Flash forward to 2002 and to Julie, a would-be author in an edge-of-30 slump. She and husband Eric (Chris Messina) have just moved to a spacious if inconveniently located apartment above a Queens pizzeria. Working a mid-level job at the Manhattan Lower Development Corporation, Julie spends her days fielding calls from angry or sorrowful family members of 9/11 victims whom she is powerless to help. (For a film this soufflé-light, an early crane-up from Julie on the sidewalk to the wreckage of Ground Zero is jarring, if not a little tacky.) Her escape is cooking and it gives her an idea: a blog. Specifically, she will chronicle her efforts to cook every one of the 524 recipes in Child’s Mastering the Art of French Cooking within one year.
Julie & Julia toggles back and forth between these two tales, and if it all sounds a little low-stakes, you’re right. This is, after all, a movie whose basic conundrum is whether two authors will get book contracts. But if Ephron’s screenplay—adapted from Powell’s book Julie & Julia and Child’s My Life in France, which she cowrote with Alex Prud’homme—possesses an almost brazenly low amount of dramatic conflict, it also isn’t larded with prebaked career-or-husband contrivances found in so many female-centric Hollywood films. With the exception of a small-scale fight between Julie and Eric, the men of Julie & Julia are uniformly supportive, affectionate, and genuinely happy about their wives’ talents and achievements. The film is too. I cannot remember the last Hollywood movie I saw where so many scenes focused on nothing more than women detailing their professional ambitions and desires. Nor can I recall a mainstream director who takes such pleasure in lingering on the details of a thriving middle-aged marriage as Ephron does with Julia and Paul. Streep and Tucci have a lovely, lived-in chemistry that perfectly expresses the affectionate camaraderie and the simple pleasures the two get from one another’s company.

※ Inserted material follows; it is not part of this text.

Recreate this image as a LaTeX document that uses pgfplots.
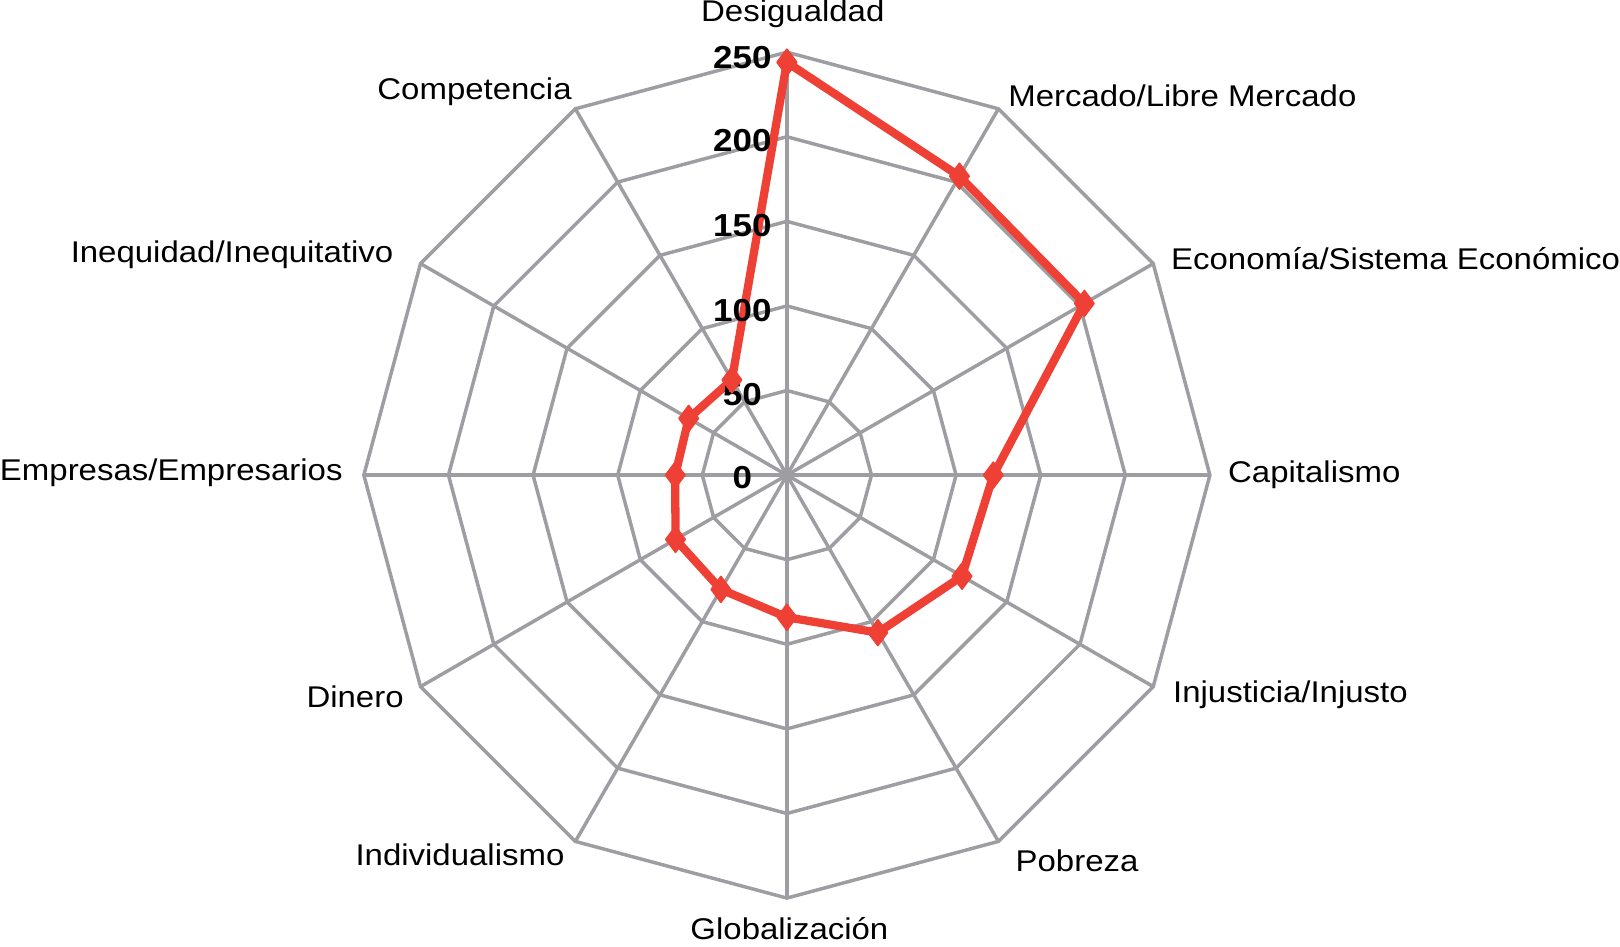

Their bond gives the Julia section its heart and helps to ground the epicurean delights that Ephron generously sprinkles throughout. Julie & Julia is unapologetically enchanted with the good life; it’s full of dinner parties and leisurely lunches, late-morning strolls in the park and mid-afternoon rolls in the hay. Cinematographer Stephen Goldblatt gives the Parisian scenes a burnished caramel glow, the camera winding its way through delicate drawing rooms or elegant cocktail parties simply to soak in the heady atmosphere. And, of course, healthy dollops of food porn abound. Streep’s Julia savors all of these with a guileless pleasure, her warbly falsetto a kind of verbal Richter scale that measures her delight by how long she holds out a vowel or how loudly she lets out a squeal of surprise. Yet Julia isn’t just a sensualist, and Streep locates the big-hearted gratitude Child has for all of her life’s riches, particularly her family. There’s no lovelier moment in Julie & Julia than a simple overhead shot of Paul and Julia slow-dancing next to her sister Dorothy (Jane Lynch) and her husband at Dorothy’s wedding. As Jule Styne’s “Time After Time” floats through the air, Julia and Dorothy reach out and squeeze one another’s hand: a small affirmation of familial bonds and a reminder that Julia’s joie de vivre flows from a deep appreciation for the life she so heartily savors.
The Julie section of Julie & Julia is a letdown by comparison. Ephron gets that this is the less romantic (and romanticized) half of her screenplay, and chronicles Julie’s culinary highs and narcissistic lows with patience and understanding, even as Julie’s professional insecurities can feel neurotic at best and whiny at worst, and Adams’s spiky performance doesn’t attempt to blunt the character’s unappealing edges. Nor is Ephron unaware of them, wisely casting the wry Mary Lynn Rajskub as Julie’s ego-deflating friend Sarah. Adams’s scenes are fitfully charming, but they lack the verve and warmth that define Child’s exploits. Julie’s literary and culinary pursuits feel more like a simple drive for success and less like the intertwining of professional and personal fulfillment the film claims they are. And when they do intertwine, it’s less than elegant, as in the weirdly off-putting sequence when a rush of phone messages of book and television offers from Food Network producers and literary agents prompts Julie and Eric to have sex. Whatever floats your boat, I guess.
Of course, it’s hard not to wonder why Ephron felt the need to intertwine these stories in the first place. Julie & Julia draws enough standard-issue connections between the two women, but Julie is clearly defined as a mess when compared to the strong-willed yet ever joyful Julia. Yet what does Julie ultimately take away from working through Julia’s recipes? An uncharitable reading would conclude that she used a famous text as a springboard to get a book deal, learning a couple of lessons about determination and duck-stuffing along the way. Ephron does not take so jaundiced a view, but she struggles to come up with anything to counteract such an argument. A last-minute revelation raises a couple of intriguing notions about the complexities of hero worship, but its late introduction merely perfumes the finale with the whiff of complexity.
In the end, Julie can do little more than heap more admiration upon her culinary hero. And why not? Like the actress playing her, Julia is both a hoot-and-a-half and a woman of admirable gifts and accomplishments. Perhaps the undercooked but undeniably delicious Julie & Julia works best, then, as a celebration of both women: not Child and Powell, but Child and Streep.